Copy out, unchanged, every line from the start of the records to the line that contains "import seaborn as sns", and stop there.

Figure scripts
———
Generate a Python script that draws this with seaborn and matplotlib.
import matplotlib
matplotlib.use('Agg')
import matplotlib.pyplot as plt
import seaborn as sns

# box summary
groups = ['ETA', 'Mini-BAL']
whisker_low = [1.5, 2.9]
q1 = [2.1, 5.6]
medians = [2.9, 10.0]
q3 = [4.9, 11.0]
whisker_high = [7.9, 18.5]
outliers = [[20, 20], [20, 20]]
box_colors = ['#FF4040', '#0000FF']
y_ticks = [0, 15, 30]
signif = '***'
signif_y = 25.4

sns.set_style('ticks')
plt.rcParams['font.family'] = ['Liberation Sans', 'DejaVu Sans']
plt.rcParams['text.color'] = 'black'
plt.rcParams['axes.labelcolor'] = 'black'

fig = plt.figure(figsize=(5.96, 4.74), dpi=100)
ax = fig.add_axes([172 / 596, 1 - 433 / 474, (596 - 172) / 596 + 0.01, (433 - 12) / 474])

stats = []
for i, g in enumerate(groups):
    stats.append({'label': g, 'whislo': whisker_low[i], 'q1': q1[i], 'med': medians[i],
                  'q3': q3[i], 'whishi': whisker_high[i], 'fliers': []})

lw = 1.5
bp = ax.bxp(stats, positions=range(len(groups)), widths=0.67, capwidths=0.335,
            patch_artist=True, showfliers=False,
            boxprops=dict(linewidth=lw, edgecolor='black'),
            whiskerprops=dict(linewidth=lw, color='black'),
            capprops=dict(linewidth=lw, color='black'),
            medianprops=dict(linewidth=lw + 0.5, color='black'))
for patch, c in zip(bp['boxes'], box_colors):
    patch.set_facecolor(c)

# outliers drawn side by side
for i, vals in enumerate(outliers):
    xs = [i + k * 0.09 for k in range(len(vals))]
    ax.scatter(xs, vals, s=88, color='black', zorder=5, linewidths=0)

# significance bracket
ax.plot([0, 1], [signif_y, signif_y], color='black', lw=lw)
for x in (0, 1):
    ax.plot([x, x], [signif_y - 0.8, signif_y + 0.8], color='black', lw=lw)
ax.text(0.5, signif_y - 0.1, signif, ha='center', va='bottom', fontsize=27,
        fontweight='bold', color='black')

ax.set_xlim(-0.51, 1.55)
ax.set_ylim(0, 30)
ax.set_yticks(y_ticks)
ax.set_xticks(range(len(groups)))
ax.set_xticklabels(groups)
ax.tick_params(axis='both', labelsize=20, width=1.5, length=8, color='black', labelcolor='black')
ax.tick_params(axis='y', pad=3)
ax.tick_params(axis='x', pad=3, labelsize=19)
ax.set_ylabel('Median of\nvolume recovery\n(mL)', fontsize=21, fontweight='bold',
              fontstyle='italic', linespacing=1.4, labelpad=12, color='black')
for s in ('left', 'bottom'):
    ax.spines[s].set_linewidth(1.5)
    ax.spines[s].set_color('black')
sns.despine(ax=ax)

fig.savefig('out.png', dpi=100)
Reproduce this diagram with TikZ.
———
(Result below):
Generate a Python script that draws this with seaborn and matplotlib.
import matplotlib
matplotlib.use('Agg')
import matplotlib.pyplot as plt
import seaborn as sns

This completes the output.